* [Goal]: Without the pictures, set down every line of the data exactly.

^^^^

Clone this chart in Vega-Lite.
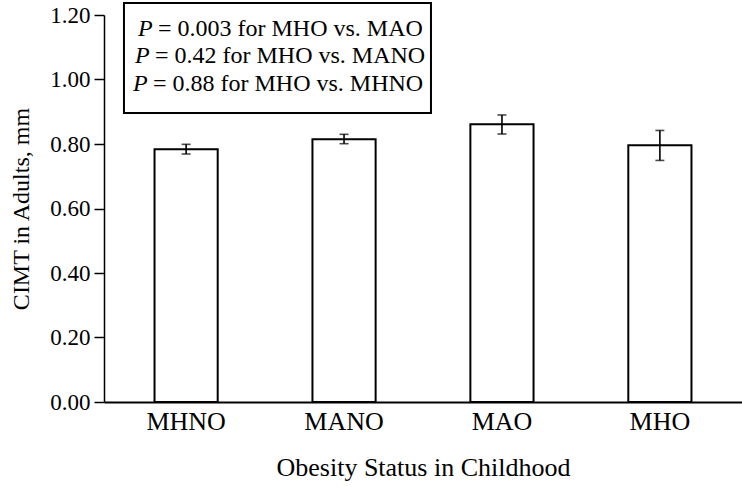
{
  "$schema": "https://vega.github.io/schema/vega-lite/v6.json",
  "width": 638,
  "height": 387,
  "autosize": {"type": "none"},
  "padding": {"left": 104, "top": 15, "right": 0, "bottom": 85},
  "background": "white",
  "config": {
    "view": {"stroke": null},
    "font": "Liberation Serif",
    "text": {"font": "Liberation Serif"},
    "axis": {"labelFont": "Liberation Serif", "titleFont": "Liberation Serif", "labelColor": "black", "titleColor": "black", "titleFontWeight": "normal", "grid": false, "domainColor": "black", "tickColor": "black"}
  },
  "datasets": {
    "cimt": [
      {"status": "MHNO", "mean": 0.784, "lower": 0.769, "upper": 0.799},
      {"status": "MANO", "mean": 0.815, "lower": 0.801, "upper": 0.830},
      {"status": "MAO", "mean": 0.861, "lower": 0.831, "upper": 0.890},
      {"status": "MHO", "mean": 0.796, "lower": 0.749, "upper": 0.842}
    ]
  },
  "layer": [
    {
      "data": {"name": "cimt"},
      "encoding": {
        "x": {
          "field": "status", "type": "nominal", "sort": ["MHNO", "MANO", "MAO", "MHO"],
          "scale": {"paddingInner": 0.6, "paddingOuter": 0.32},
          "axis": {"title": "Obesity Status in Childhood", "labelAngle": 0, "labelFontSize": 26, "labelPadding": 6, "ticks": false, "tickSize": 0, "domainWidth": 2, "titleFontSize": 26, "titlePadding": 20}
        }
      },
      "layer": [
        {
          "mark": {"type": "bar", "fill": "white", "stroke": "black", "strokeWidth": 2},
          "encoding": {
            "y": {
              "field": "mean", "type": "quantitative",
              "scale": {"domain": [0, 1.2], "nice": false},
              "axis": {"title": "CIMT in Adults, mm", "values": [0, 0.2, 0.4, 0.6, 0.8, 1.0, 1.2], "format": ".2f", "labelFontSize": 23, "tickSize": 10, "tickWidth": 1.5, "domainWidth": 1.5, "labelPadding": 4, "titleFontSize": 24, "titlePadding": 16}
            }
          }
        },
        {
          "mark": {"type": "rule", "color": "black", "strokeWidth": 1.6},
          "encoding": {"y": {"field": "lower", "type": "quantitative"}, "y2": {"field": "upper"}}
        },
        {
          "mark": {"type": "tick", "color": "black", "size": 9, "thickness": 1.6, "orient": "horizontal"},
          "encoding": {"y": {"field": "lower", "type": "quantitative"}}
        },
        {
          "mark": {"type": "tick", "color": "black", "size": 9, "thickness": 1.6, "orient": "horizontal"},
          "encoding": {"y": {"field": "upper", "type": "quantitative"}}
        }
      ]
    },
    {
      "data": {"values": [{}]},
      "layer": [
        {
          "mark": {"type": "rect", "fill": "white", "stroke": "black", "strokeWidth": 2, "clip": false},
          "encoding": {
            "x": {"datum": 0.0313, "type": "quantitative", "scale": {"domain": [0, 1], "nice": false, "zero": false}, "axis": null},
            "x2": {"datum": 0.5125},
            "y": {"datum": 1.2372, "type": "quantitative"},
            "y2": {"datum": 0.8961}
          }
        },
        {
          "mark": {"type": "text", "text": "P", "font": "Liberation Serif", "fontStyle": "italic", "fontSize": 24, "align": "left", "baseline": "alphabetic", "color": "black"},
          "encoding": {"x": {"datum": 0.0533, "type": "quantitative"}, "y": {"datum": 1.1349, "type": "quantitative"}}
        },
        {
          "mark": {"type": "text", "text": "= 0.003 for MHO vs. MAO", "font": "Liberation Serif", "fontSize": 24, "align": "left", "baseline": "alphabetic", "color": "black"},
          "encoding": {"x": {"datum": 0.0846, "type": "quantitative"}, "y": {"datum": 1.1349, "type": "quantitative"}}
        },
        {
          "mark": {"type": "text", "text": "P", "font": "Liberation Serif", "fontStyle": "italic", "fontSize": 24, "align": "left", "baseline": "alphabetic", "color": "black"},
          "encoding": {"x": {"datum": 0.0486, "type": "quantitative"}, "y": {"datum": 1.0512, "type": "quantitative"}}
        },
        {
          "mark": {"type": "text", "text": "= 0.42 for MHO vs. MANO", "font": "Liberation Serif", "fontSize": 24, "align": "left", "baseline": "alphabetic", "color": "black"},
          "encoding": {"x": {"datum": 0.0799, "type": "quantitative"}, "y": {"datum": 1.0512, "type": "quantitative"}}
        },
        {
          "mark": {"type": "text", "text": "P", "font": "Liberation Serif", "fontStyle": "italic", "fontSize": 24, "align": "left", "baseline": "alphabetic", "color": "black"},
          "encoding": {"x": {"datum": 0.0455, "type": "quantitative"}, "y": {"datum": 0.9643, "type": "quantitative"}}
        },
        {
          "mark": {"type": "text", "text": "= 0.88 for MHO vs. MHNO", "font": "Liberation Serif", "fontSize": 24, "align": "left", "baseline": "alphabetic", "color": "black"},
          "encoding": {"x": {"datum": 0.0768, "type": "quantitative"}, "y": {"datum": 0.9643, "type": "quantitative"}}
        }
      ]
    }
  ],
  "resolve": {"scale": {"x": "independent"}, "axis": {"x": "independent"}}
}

^^^^

* [Written solution]:
Clone this chart in Vega-Lite.
{
  "$schema": "https://vega.github.io/schema/vega-lite/v6.json",
  "width": 638,
  "height": 387,
  "autosize": {"type": "none"},
  "padding": {"left": 104, "top": 15, "right": 0, "bottom": 85},
  "background": "white",
  "config": {
    "view": {"stroke": null},
    "font": "Liberation Serif",
    "text": {"font": "Liberation Serif"},
    "axis": {"labelFont": "Liberation Serif", "titleFont": "Liberation Serif", "labelColor": "black", "titleColor": "black", "titleFontWeight": "normal", "grid": false, "domainColor": "black", "tickColor": "black"}
  },
  "datasets": {
    "cimt": [
      {"status": "MHNO", "mean": 0.784, "lower": 0.769, "upper": 0.799},
      {"status": "MANO", "mean": 0.815, "lower": 0.801, "upper": 0.830},
      {"status": "MAO", "mean": 0.861, "lower": 0.831, "upper": 0.890},
      {"status": "MHO", "mean": 0.796, "lower": 0.749, "upper": 0.842}
    ]
  },
  "layer": [
    {
      "data": {"name": "cimt"},
      "encoding": {
        "x": {
          "field": "status", "type": "nominal", "sort": ["MHNO", "MANO", "MAO", "MHO"],
          "scale": {"paddingInner": 0.6, "paddingOuter": 0.32},
          "axis": {"title": "Obesity Status in Childhood", "labelAngle": 0, "labelFontSize": 26, "labelPadding": 6, "ticks": false, "tickSize": 0, "domainWidth": 2, "titleFontSize": 26, "titlePadding": 20}
        }
      },
      "layer": [
        {
          "mark": {"type": "bar", "fill": "white", "stroke": "black", "strokeWidth": 2},
          "encoding": {
            "y": {
              "field": "mean", "type": "quantitative",
              "scale": {"domain": [0, 1.2], "nice": false},
              "axis": {"title": "CIMT in Adults, mm", "values": [0, 0.2, 0.4, 0.6, 0.8, 1.0, 1.2], "format": ".2f", "labelFontSize": 23, "tickSize": 10, "tickWidth": 1.5, "domainWidth": 1.5, "labelPadding": 4, "titleFontSize": 24, "titlePadding": 16}
            }
          }
        },
        {
          "mark": {"type": "rule", "color": "black", "strokeWidth": 1.6},
          "encoding": {"y": {"field": "lower", "type": "quantitative"}, "y2": {"field": "upper"}}
        },
        {
          "mark": {"type": "tick", "color": "black", "size": 9, "thickness": 1.6, "orient": "horizontal"},
          "encoding": {"y": {"field": "lower", "type": "quantitative"}}
        },
        {
          "mark": {"type": "tick", "color": "black", "size": 9, "thickness": 1.6, "orient": "horizontal"},
          "encoding": {"y": {"field": "upper", "type": "quantitative"}}
        }
      ]
    },
    {
      "data": {"values": [{}]},
      "layer": [
        {
          "mark": {"type": "rect", "fill": "white", "stroke": "black", "strokeWidth": 2, "clip": false},
          "encoding": {
            "x": {"datum": 0.0313, "type": "quantitative", "scale": {"domain": [0, 1], "nice": false, "zero": false}, "axis": null},
            "x2": {"datum": 0.5125},
            "y": {"datum": 1.2372, "type": "quantitative"},
            "y2": {"datum": 0.8961}
          }
        },
        {
          "mark": {"type": "text", "text": "P", "font": "Liberation Serif", "fontStyle": "italic", "fontSize": 24, "align": "left", "baseline": "alphabetic", "color": "black"},
          "encoding": {"x": {"datum": 0.0533, "type": "quantitative"}, "y": {"datum": 1.1349, "type": "quantitative"}}
        },
        {
          "mark": {"type": "text", "text": "= 0.003 for MHO vs. MAO", "font": "Liberation Serif", "fontSize": 24, "align": "left", "baseline": "alphabetic", "color": "black"},
          "encoding": {"x": {"datum": 0.0846, "type": "quantitative"}, "y": {"datum": 1.1349, "type": "quantitative"}}
        },
        {
          "mark": {"type": "text", "text": "P", "font": "Liberation Serif", "fontStyle": "italic", "fontSize": 24, "align": "left", "baseline": "alphabetic", "color": "black"},
          "encoding": {"x": {"datum": 0.0486, "type": "quantitative"}, "y": {"datum": 1.0512, "type": "quantitative"}}
        },
        {
          "mark": {"type": "text", "text": "= 0.42 for MHO vs. MANO", "font": "Liberation Serif", "fontSize": 24, "align": "left", "baseline": "alphabetic", "color": "black"},
          "encoding": {"x": {"datum": 0.0799, "type": "quantitative"}, "y": {"datum": 1.0512, "type": "quantitative"}}
        },
        {
          "mark": {"type": "text", "text": "P", "font": "Liberation Serif", "fontStyle": "italic", "fontSize": 24, "align": "left", "baseline": "alphabetic", "color": "black"},
          "encoding": {"x": {"datum": 0.0455, "type": "quantitative"}, "y": {"datum": 0.9643, "type": "quantitative"}}
        },
        {
          "mark": {"type": "text", "text": "= 0.88 for MHO vs. MHNO", "font": "Liberation Serif", "fontSize": 24, "align": "left", "baseline": "alphabetic", "color": "black"},
          "encoding": {"x": {"datum": 0.0768, "type": "quantitative"}, "y": {"datum": 0.9643, "type": "quantitative"}}
        }
      ]
    }
  ],
  "resolve": {"scale": {"x": "independent"}, "axis": {"x": "independent"}}
}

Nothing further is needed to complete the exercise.